** begin **
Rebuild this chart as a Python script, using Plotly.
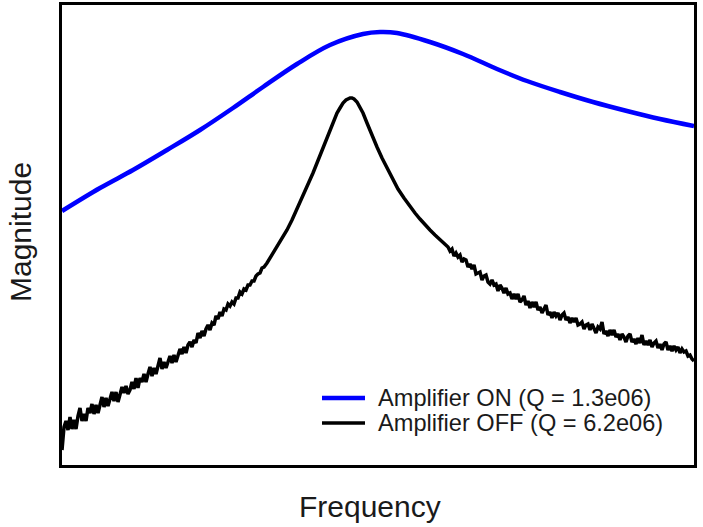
import plotly.graph_objects as go

# Amplifier ON (blue) - frequency (arb.) and magnitude (arb.)
freq_on = [62, 100, 133, 167, 200, 233, 263, 297, 330, 363, 380, 397, 430, 463, 497,
           527, 560, 593, 627, 660, 694]
mag_on = [254, 277, 295, 315, 335, 357, 378, 401, 420, 431, 433, 432, 423, 411, 396,
          384, 373, 363, 354, 346, 339]

# Amplifier OFF (black) - noisy measured trace
freq_off = [62, 63, 64, 66, 68, 70, 72, 74, 76, 78, 80, 82, 84, 86, 88, 90, 92, 94, 96, 98,
            100, 102, 104, 106, 108, 110, 112, 114, 116, 118, 120, 122, 124, 126, 128, 130,
            132, 134, 136, 138, 140, 142, 144, 146, 148, 150, 152, 154, 156, 158, 160, 162,
            164, 166, 168, 170, 172, 174, 176, 178, 180, 182, 184, 186, 188, 190, 192, 194,
            196, 198, 200, 202, 204, 206, 208, 210, 212, 214, 216, 218, 220, 222, 224, 226,
            228, 230, 232, 234, 236, 238, 240, 242, 244, 246, 248, 250, 252, 254, 256, 258,
            260, 262, 264,
            267, 272, 277, 282, 287, 292, 297, 303, 308, 313, 317, 322, 326, 330, 334,
            337, 340, 343, 346, 348, 350, 352, 354, 357, 360, 363, 367, 371, 377, 382,
            387, 393, 398, 404, 410, 415, 420, 425, 430, 435, 440, 445,
            448, 450, 452, 454, 456, 458, 460, 462, 464, 466, 468, 470, 472, 474, 476, 478,
            480, 482, 484, 486, 488, 490, 492, 494, 496, 498, 500, 502, 504, 506, 508, 510,
            512, 514, 516, 518, 520, 522, 524, 526, 528, 530, 532, 534, 536, 538, 540, 542,
            544, 546, 548, 550, 552, 554, 556, 558, 560, 562, 564, 566, 568, 570, 572, 574,
            576, 578, 580, 582, 584, 586, 588, 590, 592, 594, 596, 598, 600, 602, 604, 606,
            608, 610, 612, 614, 616, 618, 620, 622, 624, 626, 628, 630, 632, 634, 636, 638,
            640, 642, 644, 646, 648, 650, 652, 654, 656, 658, 660, 662, 664, 666, 668, 670,
            672, 674, 676, 678, 680, 682, 684, 686, 688, 690, 692, 694]
mag_off = [15, 28, 38, 44, 35, 48, 36, 45, 36, 49, 57, 44, 51, 44, 57, 52, 61, 51, 60, 52,
           61, 68, 58, 67, 59, 65, 73, 64, 73, 63, 72, 78, 72, 79, 71, 75,
           83, 76, 87, 77, 87, 83, 91, 83, 91, 98, 89, 97, 91, 98, 107, 96,
           103, 97, 104, 109, 102, 110, 103, 111, 116, 111, 118, 112, 120, 123, 118, 125,
           122, 132, 127, 134, 129, 136, 140, 135, 142, 140, 149, 146, 153, 149, 156, 155,
           161, 159, 163, 161, 167, 167, 173, 171, 176, 175, 180, 180, 184, 184, 189, 191,
           192, 197, 198,
           202, 210, 219, 227, 235, 245, 256, 268, 280, 292, 302, 314, 325, 335, 345,
           352, 357, 362, 365, 366.5, 367, 367, 366, 363, 358, 352, 342, 332, 318, 307,
           297, 285, 276, 267, 258, 252, 246, 240, 235, 230, 225, 220,
           218, 214, 216, 209, 212, 208, 210, 203, 206, 205, 198, 201, 196, 200, 191, 192,
           193, 185, 189, 190, 183, 181, 185, 180, 181, 174, 180, 177, 172, 177, 171, 172,
           166, 171, 166, 171, 163, 165, 169, 160, 164, 157, 163, 158, 163, 155, 158, 152,
           157, 160, 150, 153, 147, 153, 149, 152, 145, 150, 152, 145, 148, 142, 147, 143,
           147, 140, 141, 143, 136, 140, 141, 135, 141, 136, 132, 138, 136, 143, 131, 134,
           129, 135, 130, 135, 128, 131, 125, 131, 128, 123, 129, 131, 123, 126, 121, 127,
           122, 130, 120, 124, 120, 125, 118, 122, 124, 117, 121, 115, 121, 123, 115, 119,
           114, 119, 115, 118, 112, 116, 113, 114, 109, 110, 106, 104]

label_on = "Amplifier ON (Q = 1.3e06)"
label_off = "Amplifier OFF (Q = 6.2e06)"
x_title = "Frequency"
y_title = "Magnitude"

color_on = "#0000FF"
color_off = "#000000"
font_family = "Liberation Sans, Arial, Helvetica, sans-serif"
text_color = "#1a1a1a"

fig = go.Figure()
fig.add_trace(go.Scatter(x=freq_on, y=mag_on, mode="lines", name=label_on,
                         line=dict(color=color_on, width=4.5, shape="spline", smoothing=1.0)))
fig.add_trace(go.Scatter(x=freq_off, y=mag_off, mode="lines", name=label_off,
                         line=dict(color=color_off, width=3.5)))

# Plot area in pixels: x 62..694, y 5..465
W, H = 703, 527
L, R, T, B = 62, 9, 5, 62
pw, ph = W - L - R, H - T - B


def px_x(p):
    return (p - L) / pw


def px_y(p):
    return (H - B - p) / ph


# Legend (drawn manually so the sample lines and spacing match)
legend_rows = [(label_on, color_on, 4.5, 398), (label_off, color_off, 3.5, 423)]
shapes, annotations = [], []
for text, col, wdt, yy in legend_rows:
    shapes.append(dict(type="line", xref="paper", yref="paper",
                       x0=px_x(322), x1=px_x(365), y0=px_y(yy), y1=px_y(yy),
                       line=dict(color=col, width=wdt)))
    annotations.append(dict(text=text, xref="paper", yref="paper", x=px_x(376), y=px_y(yy),
                            xanchor="left", yanchor="middle", showarrow=False,
                            font=dict(size=23.6, family=font_family, color=text_color)))

annotations.append(dict(text=x_title, xref="paper", yref="paper", x=px_x(370), y=px_y(506),
                        xanchor="center", yanchor="middle", showarrow=False,
                        font=dict(size=30, family=font_family, color=text_color)))
annotations.append(dict(text=y_title, xref="paper", yref="paper", x=px_x(20), y=px_y(232),
                        xanchor="center", yanchor="middle", showarrow=False, textangle=-90,
                        font=dict(size=30, family=font_family, color=text_color)))

fig.update_layout(
    width=W, height=H,
    margin=dict(l=L, r=R, t=T, b=B),
    paper_bgcolor="white", plot_bgcolor="white",
    font=dict(family=font_family, color=text_color),
    showlegend=False,
    shapes=shapes, annotations=annotations,
    xaxis=dict(range=[62, 694], showticklabels=False, ticks="", showgrid=False,
               zeroline=False, showline=True, mirror=True, linecolor="black", linewidth=3,
               automargin=False),
    yaxis=dict(range=[0, 460], showticklabels=False, ticks="", showgrid=False,
               zeroline=False, showline=True, mirror=True, linecolor="black", linewidth=3,
               automargin=False),
)

fig.write_html("out.html", config={"displayModeBar": False},
               post_script="document.body.style.margin='0';document.body.style.padding='0';")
** end **
▶ **Directions**
Copy the whole listing above word for word but do not carry over the pictures.

▶ **Answer to the exercise**
Rebuild this chart as a Python script, using Plotly.
import plotly.graph_objects as go

# Amplifier ON (blue) - frequency (arb.) and magnitude (arb.)
freq_on = [62, 100, 133, 167, 200, 233, 263, 297, 330, 363, 380, 397, 430, 463, 497,
           527, 560, 593, 627, 660, 694]
mag_on = [254, 277, 295, 315, 335, 357, 378, 401, 420, 431, 433, 432, 423, 411, 396,
          384, 373, 363, 354, 346, 339]

# Amplifier OFF (black) - noisy measured trace
freq_off = [62, 63, 64, 66, 68, 70, 72, 74, 76, 78, 80, 82, 84, 86, 88, 90, 92, 94, 96, 98,
            100, 102, 104, 106, 108, 110, 112, 114, 116, 118, 120, 122, 124, 126, 128, 130,
            132, 134, 136, 138, 140, 142, 144, 146, 148, 150, 152, 154, 156, 158, 160, 162,
            164, 166, 168, 170, 172, 174, 176, 178, 180, 182, 184, 186, 188, 190, 192, 194,
            196, 198, 200, 202, 204, 206, 208, 210, 212, 214, 216, 218, 220, 222, 224, 226,
            228, 230, 232, 234, 236, 238, 240, 242, 244, 246, 248, 250, 252, 254, 256, 258,
            260, 262, 264,
            267, 272, 277, 282, 287, 292, 297, 303, 308, 313, 317, 322, 326, 330, 334,
            337, 340, 343, 346, 348, 350, 352, 354, 357, 360, 363, 367, 371, 377, 382,
            387, 393, 398, 404, 410, 415, 420, 425, 430, 435, 440, 445,
            448, 450, 452, 454, 456, 458, 460, 462, 464, 466, 468, 470, 472, 474, 476, 478,
            480, 482, 484, 486, 488, 490, 492, 494, 496, 498, 500, 502, 504, 506, 508, 510,
            512, 514, 516, 518, 520, 522, 524, 526, 528, 530, 532, 534, 536, 538, 540, 542,
            544, 546, 548, 550, 552, 554, 556, 558, 560, 562, 564, 566, 568, 570, 572, 574,
            576, 578, 580, 582, 584, 586, 588, 590, 592, 594, 596, 598, 600, 602, 604, 606,
            608, 610, 612, 614, 616, 618, 620, 622, 624, 626, 628, 630, 632, 634, 636, 638,
            640, 642, 644, 646, 648, 650, 652, 654, 656, 658, 660, 662, 664, 666, 668, 670,
            672, 674, 676, 678, 680, 682, 684, 686, 688, 690, 692, 694]
mag_off = [15, 28, 38, 44, 35, 48, 36, 45, 36, 49, 57, 44, 51, 44, 57, 52, 61, 51, 60, 52,
           61, 68, 58, 67, 59, 65, 73, 64, 73, 63, 72, 78, 72, 79, 71, 75,
           83, 76, 87, 77, 87, 83, 91, 83, 91, 98, 89, 97, 91, 98, 107, 96,
           103, 97, 104, 109, 102, 110, 103, 111, 116, 111, 118, 112, 120, 123, 118, 125,
           122, 132, 127, 134, 129, 136, 140, 135, 142, 140, 149, 146, 153, 149, 156, 155,
           161, 159, 163, 161, 167, 167, 173, 171, 176, 175, 180, 180, 184, 184, 189, 191,
           192, 197, 198,
           202, 210, 219, 227, 235, 245, 256, 268, 280, 292, 302, 314, 325, 335, 345,
           352, 357, 362, 365, 366.5, 367, 367, 366, 363, 358, 352, 342, 332, 318, 307,
           297, 285, 276, 267, 258, 252, 246, 240, 235, 230, 225, 220,
           218, 214, 216, 209, 212, 208, 210, 203, 206, 205, 198, 201, 196, 200, 191, 192,
           193, 185, 189, 190, 183, 181, 185, 180, 181, 174, 180, 177, 172, 177, 171, 172,
           166, 171, 166, 171, 163, 165, 169, 160, 164, 157, 163, 158, 163, 155, 158, 152,
           157, 160, 150, 153, 147, 153, 149, 152, 145, 150, 152, 145, 148, 142, 147, 143,
           147, 140, 141, 143, 136, 140, 141, 135, 141, 136, 132, 138, 136, 143, 131, 134,
           129, 135, 130, 135, 128, 131, 125, 131, 128, 123, 129, 131, 123, 126, 121, 127,
           122, 130, 120, 124, 120, 125, 118, 122, 124, 117, 121, 115, 121, 123, 115, 119,
           114, 119, 115, 118, 112, 116, 113, 114, 109, 110, 106, 104]

label_on = "Amplifier ON (Q = 1.3e06)"
label_off = "Amplifier OFF (Q = 6.2e06)"
x_title = "Frequency"
y_title = "Magnitude"

color_on = "#0000FF"
color_off = "#000000"
font_family = "Liberation Sans, Arial, Helvetica, sans-serif"
text_color = "#1a1a1a"

fig = go.Figure()
fig.add_trace(go.Scatter(x=freq_on, y=mag_on, mode="lines", name=label_on,
                         line=dict(color=color_on, width=4.5, shape="spline", smoothing=1.0)))
fig.add_trace(go.Scatter(x=freq_off, y=mag_off, mode="lines", name=label_off,
                         line=dict(color=color_off, width=3.5)))

# Plot area in pixels: x 62..694, y 5..465
W, H = 703, 527
L, R, T, B = 62, 9, 5, 62
pw, ph = W - L - R, H - T - B


def px_x(p):
    return (p - L) / pw


def px_y(p):
    return (H - B - p) / ph


# Legend (drawn manually so the sample lines and spacing match)
legend_rows = [(label_on, color_on, 4.5, 398), (label_off, color_off, 3.5, 423)]
shapes, annotations = [], []
for text, col, wdt, yy in legend_rows:
    shapes.append(dict(type="line", xref="paper", yref="paper",
                       x0=px_x(322), x1=px_x(365), y0=px_y(yy), y1=px_y(yy),
                       line=dict(color=col, width=wdt)))
    annotations.append(dict(text=text, xref="paper", yref="paper", x=px_x(376), y=px_y(yy),
                            xanchor="left", yanchor="middle", showarrow=False,
                            font=dict(size=23.6, family=font_family, color=text_color)))

annotations.append(dict(text=x_title, xref="paper", yref="paper", x=px_x(370), y=px_y(506),
                        xanchor="center", yanchor="middle", showarrow=False,
                        font=dict(size=30, family=font_family, color=text_color)))
annotations.append(dict(text=y_title, xref="paper", yref="paper", x=px_x(20), y=px_y(232),
                        xanchor="center", yanchor="middle", showarrow=False, textangle=-90,
                        font=dict(size=30, family=font_family, color=text_color)))

fig.update_layout(
    width=W, height=H,
    margin=dict(l=L, r=R, t=T, b=B),
    paper_bgcolor="white", plot_bgcolor="white",
    font=dict(family=font_family, color=text_color),
    showlegend=False,
    shapes=shapes, annotations=annotations,
    xaxis=dict(range=[62, 694], showticklabels=False, ticks="", showgrid=False,
               zeroline=False, showline=True, mirror=True, linecolor="black", linewidth=3,
               automargin=False),
    yaxis=dict(range=[0, 460], showticklabels=False, ticks="", showgrid=False,
               zeroline=False, showline=True, mirror=True, linecolor="black", linewidth=3,
               automargin=False),
)

fig.write_html("out.html", config={"displayModeBar": False},
               post_script="document.body.style.margin='0';document.body.style.padding='0';")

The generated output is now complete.